Goal:
Pictures stay out of the copy. Please reproduce only the lines between the one holding "Generate a Python" and the one holding "import pandas as pd", inclusive.

(Figure scripts)
* begin *
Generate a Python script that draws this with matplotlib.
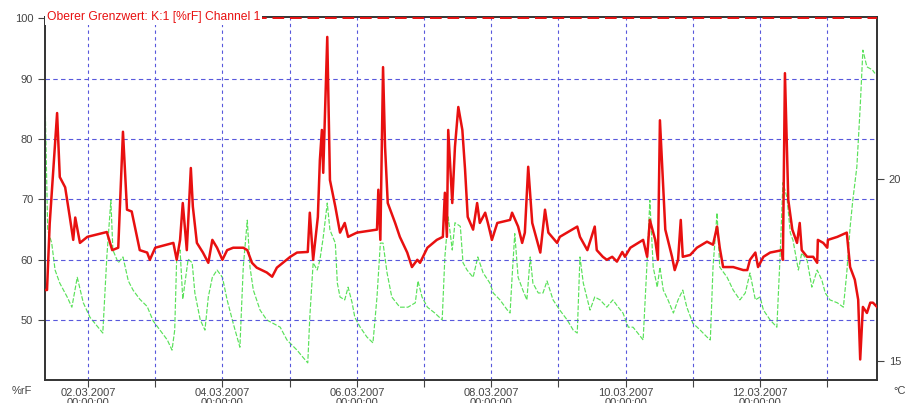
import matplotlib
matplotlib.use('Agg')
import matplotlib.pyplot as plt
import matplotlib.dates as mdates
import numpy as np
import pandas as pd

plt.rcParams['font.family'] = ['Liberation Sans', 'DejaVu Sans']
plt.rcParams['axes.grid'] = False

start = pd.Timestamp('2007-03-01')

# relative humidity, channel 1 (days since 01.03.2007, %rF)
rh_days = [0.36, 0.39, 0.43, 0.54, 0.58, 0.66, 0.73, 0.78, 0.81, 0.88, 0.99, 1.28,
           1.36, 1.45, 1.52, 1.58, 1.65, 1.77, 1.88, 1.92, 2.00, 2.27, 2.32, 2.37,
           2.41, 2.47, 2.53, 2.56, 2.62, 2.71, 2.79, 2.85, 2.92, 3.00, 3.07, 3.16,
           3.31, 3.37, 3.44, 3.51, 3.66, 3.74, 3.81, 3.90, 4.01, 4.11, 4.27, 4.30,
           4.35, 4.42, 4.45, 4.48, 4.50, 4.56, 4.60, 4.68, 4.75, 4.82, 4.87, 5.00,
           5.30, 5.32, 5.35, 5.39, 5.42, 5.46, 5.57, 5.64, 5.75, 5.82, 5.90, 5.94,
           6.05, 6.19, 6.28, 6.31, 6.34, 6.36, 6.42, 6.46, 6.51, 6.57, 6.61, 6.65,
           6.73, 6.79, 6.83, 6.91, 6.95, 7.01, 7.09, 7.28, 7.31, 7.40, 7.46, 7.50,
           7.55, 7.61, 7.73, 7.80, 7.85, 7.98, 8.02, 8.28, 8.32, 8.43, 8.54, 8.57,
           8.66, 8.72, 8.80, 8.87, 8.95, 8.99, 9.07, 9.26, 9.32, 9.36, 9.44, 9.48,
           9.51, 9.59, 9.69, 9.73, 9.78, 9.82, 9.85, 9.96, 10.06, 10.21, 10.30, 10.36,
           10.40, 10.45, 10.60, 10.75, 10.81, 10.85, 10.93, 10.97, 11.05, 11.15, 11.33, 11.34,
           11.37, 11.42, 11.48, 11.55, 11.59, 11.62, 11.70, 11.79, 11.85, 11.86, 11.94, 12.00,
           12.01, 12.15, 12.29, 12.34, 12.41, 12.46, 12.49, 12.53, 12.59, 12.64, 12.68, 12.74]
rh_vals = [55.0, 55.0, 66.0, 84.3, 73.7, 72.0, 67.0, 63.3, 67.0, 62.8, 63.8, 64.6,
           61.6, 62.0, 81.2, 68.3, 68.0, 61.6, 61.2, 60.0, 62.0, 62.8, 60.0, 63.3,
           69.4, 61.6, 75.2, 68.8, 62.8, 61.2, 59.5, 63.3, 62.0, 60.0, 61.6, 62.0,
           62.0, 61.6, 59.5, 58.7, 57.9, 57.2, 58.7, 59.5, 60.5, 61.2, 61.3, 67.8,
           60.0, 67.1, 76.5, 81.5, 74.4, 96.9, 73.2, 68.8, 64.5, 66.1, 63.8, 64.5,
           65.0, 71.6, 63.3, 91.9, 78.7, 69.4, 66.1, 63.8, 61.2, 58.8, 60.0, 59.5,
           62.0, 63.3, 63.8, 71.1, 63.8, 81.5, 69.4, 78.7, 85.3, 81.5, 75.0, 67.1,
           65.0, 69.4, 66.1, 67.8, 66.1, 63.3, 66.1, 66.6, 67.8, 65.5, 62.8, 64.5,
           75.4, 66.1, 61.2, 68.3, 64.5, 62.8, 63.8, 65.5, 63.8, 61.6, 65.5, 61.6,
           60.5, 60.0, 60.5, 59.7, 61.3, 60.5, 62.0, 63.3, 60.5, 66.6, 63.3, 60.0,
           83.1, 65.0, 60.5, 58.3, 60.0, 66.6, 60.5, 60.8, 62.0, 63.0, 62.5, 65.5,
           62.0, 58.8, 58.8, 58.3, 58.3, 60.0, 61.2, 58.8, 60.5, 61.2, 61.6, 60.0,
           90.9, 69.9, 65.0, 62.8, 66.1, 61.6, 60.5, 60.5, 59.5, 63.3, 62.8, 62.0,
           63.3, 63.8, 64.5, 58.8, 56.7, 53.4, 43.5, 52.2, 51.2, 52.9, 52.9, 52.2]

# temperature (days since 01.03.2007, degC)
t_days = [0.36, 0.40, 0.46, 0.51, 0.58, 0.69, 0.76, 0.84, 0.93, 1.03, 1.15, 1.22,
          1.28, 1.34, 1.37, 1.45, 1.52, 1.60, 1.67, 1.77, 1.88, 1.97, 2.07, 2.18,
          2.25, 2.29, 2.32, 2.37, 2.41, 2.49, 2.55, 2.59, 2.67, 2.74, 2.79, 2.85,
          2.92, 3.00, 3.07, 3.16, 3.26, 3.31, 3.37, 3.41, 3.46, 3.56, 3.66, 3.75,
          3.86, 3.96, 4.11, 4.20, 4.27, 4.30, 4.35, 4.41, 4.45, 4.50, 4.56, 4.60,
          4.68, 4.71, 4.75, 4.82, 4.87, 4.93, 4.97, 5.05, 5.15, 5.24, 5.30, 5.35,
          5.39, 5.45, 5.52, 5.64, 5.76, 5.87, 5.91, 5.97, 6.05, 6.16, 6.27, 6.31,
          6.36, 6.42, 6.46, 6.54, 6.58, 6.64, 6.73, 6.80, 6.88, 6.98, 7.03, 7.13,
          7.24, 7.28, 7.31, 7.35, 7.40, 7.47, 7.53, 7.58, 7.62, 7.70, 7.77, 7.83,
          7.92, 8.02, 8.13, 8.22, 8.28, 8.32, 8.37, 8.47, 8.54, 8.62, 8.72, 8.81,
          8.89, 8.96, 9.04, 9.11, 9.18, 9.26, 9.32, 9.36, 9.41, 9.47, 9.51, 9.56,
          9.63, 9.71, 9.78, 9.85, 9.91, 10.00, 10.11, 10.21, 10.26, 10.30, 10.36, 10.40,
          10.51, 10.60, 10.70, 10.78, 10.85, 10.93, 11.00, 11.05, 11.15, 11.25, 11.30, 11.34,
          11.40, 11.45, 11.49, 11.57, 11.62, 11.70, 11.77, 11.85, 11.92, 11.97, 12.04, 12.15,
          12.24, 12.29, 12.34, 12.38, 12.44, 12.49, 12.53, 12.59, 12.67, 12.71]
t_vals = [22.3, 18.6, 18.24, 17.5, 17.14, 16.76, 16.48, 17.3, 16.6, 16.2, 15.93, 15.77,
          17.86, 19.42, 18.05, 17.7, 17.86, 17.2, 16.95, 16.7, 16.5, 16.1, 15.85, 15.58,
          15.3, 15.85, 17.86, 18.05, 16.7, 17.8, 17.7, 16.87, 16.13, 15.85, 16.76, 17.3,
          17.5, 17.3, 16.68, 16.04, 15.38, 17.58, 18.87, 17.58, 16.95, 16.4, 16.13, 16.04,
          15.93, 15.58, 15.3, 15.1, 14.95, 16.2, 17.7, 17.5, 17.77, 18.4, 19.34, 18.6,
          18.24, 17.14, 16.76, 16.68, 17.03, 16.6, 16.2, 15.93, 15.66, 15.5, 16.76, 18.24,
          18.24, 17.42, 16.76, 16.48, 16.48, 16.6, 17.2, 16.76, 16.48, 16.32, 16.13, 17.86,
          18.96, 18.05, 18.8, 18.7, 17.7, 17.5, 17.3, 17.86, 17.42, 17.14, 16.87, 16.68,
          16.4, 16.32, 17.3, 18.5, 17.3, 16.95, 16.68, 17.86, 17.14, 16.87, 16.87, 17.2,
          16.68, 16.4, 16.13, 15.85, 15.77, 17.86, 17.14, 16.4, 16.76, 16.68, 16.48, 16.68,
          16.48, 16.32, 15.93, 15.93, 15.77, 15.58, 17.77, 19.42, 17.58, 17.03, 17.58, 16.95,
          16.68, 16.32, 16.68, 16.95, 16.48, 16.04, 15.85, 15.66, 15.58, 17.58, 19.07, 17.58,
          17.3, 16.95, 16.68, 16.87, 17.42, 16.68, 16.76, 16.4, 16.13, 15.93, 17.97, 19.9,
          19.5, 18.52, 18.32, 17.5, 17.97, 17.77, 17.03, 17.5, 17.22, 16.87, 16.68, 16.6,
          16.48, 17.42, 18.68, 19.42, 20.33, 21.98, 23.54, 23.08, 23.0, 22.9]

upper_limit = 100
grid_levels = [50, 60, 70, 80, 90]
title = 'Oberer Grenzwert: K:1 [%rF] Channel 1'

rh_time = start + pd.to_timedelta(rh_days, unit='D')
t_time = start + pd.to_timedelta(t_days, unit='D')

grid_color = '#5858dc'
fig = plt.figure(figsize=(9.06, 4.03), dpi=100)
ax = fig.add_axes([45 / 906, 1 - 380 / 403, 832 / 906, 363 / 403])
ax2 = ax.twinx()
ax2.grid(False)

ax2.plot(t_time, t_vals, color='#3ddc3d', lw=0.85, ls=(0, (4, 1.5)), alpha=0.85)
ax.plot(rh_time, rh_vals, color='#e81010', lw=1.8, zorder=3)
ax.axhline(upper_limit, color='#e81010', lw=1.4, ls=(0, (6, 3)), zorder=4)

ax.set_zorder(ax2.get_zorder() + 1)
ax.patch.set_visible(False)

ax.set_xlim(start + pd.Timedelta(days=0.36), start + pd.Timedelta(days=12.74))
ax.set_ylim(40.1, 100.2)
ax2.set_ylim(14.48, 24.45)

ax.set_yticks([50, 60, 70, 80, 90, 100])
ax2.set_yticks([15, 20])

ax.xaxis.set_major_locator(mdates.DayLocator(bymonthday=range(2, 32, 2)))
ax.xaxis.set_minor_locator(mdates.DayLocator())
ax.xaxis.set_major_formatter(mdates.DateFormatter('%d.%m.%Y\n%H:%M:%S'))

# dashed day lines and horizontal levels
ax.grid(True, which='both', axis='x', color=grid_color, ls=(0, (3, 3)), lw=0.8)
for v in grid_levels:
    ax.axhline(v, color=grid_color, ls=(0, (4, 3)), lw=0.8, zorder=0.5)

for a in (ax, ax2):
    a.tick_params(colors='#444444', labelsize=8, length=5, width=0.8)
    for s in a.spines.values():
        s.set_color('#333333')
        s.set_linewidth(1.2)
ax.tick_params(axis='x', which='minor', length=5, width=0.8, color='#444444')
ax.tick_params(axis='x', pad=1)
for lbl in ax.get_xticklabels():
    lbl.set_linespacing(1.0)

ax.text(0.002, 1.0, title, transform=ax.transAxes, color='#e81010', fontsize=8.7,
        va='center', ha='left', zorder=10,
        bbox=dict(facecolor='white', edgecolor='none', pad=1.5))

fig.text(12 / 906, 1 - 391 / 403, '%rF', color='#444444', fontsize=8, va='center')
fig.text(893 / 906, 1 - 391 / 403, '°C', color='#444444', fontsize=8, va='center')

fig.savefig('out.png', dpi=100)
* end *
* begin *
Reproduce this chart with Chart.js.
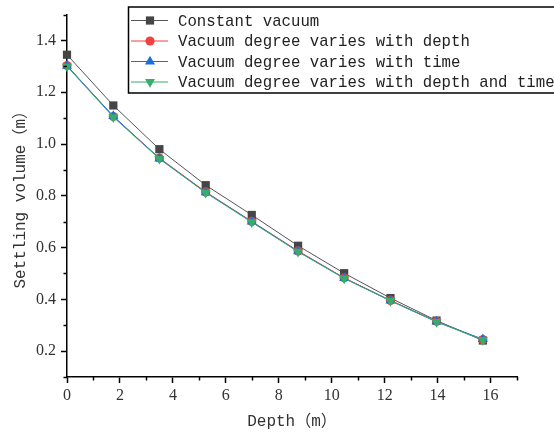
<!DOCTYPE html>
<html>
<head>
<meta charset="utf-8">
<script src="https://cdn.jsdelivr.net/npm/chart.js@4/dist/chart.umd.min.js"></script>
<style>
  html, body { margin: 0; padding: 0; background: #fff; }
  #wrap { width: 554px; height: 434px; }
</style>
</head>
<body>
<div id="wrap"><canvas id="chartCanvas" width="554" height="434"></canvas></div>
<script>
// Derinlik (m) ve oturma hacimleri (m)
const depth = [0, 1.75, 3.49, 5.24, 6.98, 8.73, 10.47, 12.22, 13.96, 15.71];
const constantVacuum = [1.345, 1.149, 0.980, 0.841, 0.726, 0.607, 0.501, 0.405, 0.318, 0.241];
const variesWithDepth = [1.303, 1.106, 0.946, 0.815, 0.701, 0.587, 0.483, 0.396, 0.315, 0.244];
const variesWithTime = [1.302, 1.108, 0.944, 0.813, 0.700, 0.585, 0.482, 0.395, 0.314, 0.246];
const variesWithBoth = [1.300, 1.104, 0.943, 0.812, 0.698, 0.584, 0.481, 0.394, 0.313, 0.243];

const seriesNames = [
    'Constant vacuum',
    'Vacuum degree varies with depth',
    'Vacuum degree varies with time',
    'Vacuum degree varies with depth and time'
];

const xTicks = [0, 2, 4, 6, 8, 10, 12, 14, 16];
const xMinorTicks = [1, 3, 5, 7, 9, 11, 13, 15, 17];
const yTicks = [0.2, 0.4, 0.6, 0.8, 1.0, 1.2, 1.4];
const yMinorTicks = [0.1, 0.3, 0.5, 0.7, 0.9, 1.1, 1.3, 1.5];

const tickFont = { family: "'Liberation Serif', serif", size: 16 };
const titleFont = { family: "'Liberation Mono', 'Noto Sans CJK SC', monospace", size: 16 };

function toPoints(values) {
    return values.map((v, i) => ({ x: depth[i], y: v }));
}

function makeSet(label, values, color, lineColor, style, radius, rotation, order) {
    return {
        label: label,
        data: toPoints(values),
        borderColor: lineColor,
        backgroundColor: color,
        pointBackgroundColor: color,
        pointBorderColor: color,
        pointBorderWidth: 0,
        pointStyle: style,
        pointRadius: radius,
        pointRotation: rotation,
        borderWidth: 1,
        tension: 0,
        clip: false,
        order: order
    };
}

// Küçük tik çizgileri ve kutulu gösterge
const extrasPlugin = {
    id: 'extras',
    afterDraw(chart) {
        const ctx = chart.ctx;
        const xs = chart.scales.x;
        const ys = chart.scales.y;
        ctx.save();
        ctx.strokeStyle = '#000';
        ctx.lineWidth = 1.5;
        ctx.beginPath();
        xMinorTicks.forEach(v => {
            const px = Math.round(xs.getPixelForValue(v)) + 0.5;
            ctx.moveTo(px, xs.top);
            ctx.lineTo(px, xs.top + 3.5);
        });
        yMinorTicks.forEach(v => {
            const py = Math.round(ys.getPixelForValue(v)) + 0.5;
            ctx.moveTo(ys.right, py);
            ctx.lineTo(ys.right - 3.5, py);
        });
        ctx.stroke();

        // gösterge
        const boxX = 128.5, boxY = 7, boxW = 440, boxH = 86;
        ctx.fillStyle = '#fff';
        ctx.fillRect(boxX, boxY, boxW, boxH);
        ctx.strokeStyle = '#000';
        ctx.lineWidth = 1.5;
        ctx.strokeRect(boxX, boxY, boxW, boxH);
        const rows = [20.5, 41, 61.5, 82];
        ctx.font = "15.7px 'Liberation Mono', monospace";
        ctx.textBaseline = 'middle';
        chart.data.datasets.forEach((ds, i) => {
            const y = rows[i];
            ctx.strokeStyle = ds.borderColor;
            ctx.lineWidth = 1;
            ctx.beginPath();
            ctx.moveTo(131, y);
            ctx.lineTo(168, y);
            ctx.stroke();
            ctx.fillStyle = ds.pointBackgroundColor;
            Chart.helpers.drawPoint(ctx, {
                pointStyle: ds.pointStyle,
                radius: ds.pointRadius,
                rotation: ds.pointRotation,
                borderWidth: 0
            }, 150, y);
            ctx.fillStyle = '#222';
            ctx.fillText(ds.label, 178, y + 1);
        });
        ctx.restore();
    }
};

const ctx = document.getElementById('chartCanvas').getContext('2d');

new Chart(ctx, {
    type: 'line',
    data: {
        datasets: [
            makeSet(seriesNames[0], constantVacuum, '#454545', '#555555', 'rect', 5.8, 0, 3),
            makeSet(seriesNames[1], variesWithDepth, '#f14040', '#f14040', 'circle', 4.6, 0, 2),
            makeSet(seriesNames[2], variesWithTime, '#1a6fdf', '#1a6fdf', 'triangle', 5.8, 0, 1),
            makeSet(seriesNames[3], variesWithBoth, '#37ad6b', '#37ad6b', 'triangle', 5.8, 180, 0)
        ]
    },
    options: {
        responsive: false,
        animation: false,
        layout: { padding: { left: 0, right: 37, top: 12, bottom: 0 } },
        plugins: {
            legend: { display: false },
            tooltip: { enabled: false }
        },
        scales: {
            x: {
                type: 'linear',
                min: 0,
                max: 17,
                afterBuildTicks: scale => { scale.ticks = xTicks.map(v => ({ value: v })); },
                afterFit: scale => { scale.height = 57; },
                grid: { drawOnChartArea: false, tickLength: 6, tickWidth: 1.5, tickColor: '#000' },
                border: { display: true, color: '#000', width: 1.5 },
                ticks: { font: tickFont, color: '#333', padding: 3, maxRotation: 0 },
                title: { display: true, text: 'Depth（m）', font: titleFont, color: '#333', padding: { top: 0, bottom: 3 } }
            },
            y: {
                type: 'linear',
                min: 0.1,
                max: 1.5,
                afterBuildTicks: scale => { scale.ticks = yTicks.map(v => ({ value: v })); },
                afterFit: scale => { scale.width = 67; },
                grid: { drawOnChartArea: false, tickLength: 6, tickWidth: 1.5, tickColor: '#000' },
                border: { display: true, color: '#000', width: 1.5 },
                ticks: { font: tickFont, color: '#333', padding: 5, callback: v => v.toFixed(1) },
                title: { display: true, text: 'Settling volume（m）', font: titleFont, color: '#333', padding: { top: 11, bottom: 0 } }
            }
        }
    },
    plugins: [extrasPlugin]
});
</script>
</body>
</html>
* end *
* begin *
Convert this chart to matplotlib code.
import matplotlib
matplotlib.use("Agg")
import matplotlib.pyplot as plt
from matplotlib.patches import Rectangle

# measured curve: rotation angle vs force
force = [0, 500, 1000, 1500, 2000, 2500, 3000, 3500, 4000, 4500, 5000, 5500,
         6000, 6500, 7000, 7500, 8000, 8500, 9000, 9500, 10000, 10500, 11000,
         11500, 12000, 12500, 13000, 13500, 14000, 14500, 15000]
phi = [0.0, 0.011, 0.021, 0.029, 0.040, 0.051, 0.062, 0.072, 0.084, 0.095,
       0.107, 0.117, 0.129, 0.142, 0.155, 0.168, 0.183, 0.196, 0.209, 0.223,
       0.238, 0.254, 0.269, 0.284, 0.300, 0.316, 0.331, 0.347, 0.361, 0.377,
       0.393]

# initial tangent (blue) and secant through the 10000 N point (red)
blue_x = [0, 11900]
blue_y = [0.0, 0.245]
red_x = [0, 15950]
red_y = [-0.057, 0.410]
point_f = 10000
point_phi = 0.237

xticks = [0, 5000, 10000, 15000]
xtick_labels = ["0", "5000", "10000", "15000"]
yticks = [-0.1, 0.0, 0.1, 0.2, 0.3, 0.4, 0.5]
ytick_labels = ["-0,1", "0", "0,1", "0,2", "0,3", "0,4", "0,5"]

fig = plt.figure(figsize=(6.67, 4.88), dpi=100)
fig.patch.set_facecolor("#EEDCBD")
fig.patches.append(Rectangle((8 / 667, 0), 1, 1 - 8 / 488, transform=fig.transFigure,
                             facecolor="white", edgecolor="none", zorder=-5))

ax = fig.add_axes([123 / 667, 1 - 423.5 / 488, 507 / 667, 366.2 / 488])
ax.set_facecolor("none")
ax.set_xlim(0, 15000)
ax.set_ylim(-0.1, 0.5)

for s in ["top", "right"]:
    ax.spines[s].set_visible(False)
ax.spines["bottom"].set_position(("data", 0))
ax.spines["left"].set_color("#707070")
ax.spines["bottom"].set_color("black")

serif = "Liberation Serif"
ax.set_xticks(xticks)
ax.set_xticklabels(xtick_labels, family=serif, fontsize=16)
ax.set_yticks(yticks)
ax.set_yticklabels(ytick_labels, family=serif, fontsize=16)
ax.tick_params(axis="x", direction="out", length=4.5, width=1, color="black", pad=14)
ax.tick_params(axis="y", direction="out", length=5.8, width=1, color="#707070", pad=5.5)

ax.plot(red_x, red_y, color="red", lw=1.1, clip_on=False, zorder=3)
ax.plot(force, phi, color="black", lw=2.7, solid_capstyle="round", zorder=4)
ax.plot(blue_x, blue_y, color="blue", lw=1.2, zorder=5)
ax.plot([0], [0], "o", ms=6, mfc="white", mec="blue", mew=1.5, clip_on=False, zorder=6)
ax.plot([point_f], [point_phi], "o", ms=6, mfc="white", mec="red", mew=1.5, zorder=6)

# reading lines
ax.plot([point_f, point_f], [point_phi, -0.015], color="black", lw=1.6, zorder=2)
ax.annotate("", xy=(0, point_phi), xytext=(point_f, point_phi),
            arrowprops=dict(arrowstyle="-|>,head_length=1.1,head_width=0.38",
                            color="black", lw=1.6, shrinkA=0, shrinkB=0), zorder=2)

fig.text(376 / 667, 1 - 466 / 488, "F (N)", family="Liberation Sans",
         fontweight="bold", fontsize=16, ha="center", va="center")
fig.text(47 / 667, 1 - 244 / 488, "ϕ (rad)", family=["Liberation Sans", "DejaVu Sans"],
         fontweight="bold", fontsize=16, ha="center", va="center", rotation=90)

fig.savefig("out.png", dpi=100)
* end *
Response for this exercise:
Generate a Python script that draws this with matplotlib.
import matplotlib
matplotlib.use('Agg')
import matplotlib.pyplot as plt
import matplotlib.dates as mdates
import numpy as np
import pandas as pd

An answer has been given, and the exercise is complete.